*SUPPLIED INFORMATION*
----------------------------------------
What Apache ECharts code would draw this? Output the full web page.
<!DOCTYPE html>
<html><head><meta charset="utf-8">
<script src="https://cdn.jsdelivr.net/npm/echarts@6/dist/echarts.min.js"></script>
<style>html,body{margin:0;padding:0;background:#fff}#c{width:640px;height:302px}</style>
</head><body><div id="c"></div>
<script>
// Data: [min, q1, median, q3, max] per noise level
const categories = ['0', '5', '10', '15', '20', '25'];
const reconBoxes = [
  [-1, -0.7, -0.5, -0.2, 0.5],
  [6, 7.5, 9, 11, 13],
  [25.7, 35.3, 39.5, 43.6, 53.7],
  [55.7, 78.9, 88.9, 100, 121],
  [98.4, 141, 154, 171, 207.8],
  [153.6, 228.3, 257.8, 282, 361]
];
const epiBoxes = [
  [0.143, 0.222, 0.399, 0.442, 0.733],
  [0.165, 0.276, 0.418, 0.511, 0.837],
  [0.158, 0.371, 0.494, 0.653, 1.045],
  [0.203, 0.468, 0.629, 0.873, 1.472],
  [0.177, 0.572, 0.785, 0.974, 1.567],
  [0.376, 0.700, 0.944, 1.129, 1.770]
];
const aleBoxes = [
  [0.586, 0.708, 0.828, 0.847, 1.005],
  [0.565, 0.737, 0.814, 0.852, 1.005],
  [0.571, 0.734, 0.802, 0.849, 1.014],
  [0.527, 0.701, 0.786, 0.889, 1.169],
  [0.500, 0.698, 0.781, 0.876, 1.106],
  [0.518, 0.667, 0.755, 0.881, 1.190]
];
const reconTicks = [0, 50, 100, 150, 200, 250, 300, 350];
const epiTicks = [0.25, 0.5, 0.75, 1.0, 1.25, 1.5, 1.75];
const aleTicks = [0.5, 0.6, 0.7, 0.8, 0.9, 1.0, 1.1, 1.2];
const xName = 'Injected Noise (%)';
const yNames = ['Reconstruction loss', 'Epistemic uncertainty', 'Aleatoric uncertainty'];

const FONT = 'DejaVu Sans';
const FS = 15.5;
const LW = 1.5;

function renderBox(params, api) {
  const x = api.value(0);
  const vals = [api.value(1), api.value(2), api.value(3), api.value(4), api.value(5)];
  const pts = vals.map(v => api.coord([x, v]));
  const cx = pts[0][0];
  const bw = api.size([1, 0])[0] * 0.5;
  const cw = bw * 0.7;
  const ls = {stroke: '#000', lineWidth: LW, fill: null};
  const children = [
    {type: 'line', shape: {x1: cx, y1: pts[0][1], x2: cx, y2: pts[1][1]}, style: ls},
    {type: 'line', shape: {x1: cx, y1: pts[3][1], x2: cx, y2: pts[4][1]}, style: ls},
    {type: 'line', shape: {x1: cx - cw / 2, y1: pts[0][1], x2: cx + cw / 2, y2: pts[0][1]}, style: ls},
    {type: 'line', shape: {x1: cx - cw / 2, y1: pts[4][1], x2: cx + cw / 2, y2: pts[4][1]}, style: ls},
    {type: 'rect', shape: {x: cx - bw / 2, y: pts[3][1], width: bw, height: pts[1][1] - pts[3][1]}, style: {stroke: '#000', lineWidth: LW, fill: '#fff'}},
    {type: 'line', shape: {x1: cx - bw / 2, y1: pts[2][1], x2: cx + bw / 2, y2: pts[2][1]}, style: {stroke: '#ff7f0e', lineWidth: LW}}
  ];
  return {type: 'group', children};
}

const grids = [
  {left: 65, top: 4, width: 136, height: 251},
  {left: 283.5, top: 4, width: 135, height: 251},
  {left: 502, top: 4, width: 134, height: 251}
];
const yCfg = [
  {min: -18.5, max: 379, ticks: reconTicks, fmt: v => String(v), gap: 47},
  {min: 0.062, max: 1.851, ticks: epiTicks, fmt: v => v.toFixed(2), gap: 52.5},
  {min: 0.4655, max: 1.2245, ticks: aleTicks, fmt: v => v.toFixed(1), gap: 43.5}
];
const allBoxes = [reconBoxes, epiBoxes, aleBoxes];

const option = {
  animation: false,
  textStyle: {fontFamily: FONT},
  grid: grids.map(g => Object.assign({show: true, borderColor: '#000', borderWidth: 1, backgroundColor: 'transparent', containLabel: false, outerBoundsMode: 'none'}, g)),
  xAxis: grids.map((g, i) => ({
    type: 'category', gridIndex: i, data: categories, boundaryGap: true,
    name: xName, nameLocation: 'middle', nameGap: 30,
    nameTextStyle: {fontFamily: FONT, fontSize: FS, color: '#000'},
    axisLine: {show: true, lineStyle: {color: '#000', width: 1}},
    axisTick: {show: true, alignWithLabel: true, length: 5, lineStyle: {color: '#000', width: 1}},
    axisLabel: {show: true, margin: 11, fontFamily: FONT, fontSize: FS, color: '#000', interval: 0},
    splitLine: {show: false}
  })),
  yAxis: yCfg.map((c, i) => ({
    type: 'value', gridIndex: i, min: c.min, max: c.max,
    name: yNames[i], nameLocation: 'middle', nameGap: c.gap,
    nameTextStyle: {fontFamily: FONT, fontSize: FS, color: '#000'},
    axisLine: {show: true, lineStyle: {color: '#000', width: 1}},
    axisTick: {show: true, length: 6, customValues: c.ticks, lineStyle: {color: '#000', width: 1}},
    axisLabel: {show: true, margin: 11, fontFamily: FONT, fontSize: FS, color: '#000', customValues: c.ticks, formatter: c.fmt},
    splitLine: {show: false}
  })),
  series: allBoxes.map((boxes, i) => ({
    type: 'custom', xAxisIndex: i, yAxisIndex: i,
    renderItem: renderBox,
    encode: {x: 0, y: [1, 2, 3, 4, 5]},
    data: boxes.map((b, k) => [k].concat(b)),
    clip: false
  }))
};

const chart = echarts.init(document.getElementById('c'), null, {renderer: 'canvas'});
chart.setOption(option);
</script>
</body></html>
----------------------------------------
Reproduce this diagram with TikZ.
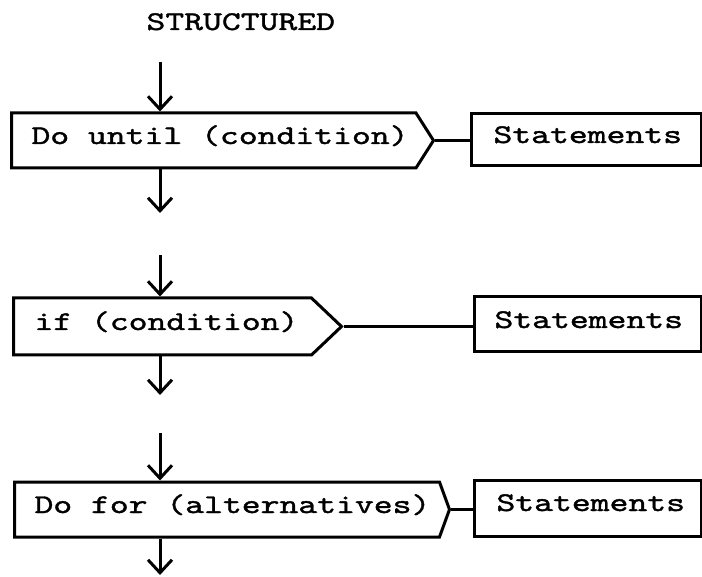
----------------------------------------
*WHAT NEEDS TO BE DONE*
Give back, word for word, only the lines above from the line holding "What Apache ECharts" to the line holding "const LW = 1.5;", both included.

*WRITTEN REPLY*
What Apache ECharts code would draw this? Output the full web page.
<!DOCTYPE html>
<html><head><meta charset="utf-8">
<script src="https://cdn.jsdelivr.net/npm/echarts@6/dist/echarts.min.js"></script>
<style>html,body{margin:0;padding:0;background:#fff}#c{width:640px;height:302px}</style>
</head><body><div id="c"></div>
<script>
// Data: [min, q1, median, q3, max] per noise level
const categories = ['0', '5', '10', '15', '20', '25'];
const reconBoxes = [
  [-1, -0.7, -0.5, -0.2, 0.5],
  [6, 7.5, 9, 11, 13],
  [25.7, 35.3, 39.5, 43.6, 53.7],
  [55.7, 78.9, 88.9, 100, 121],
  [98.4, 141, 154, 171, 207.8],
  [153.6, 228.3, 257.8, 282, 361]
];
const epiBoxes = [
  [0.143, 0.222, 0.399, 0.442, 0.733],
  [0.165, 0.276, 0.418, 0.511, 0.837],
  [0.158, 0.371, 0.494, 0.653, 1.045],
  [0.203, 0.468, 0.629, 0.873, 1.472],
  [0.177, 0.572, 0.785, 0.974, 1.567],
  [0.376, 0.700, 0.944, 1.129, 1.770]
];
const aleBoxes = [
  [0.586, 0.708, 0.828, 0.847, 1.005],
  [0.565, 0.737, 0.814, 0.852, 1.005],
  [0.571, 0.734, 0.802, 0.849, 1.014],
  [0.527, 0.701, 0.786, 0.889, 1.169],
  [0.500, 0.698, 0.781, 0.876, 1.106],
  [0.518, 0.667, 0.755, 0.881, 1.190]
];
const reconTicks = [0, 50, 100, 150, 200, 250, 300, 350];
const epiTicks = [0.25, 0.5, 0.75, 1.0, 1.25, 1.5, 1.75];
const aleTicks = [0.5, 0.6, 0.7, 0.8, 0.9, 1.0, 1.1, 1.2];
const xName = 'Injected Noise (%)';
const yNames = ['Reconstruction loss', 'Epistemic uncertainty', 'Aleatoric uncertainty'];

const FONT = 'DejaVu Sans';
const FS = 15.5;
const LW = 1.5;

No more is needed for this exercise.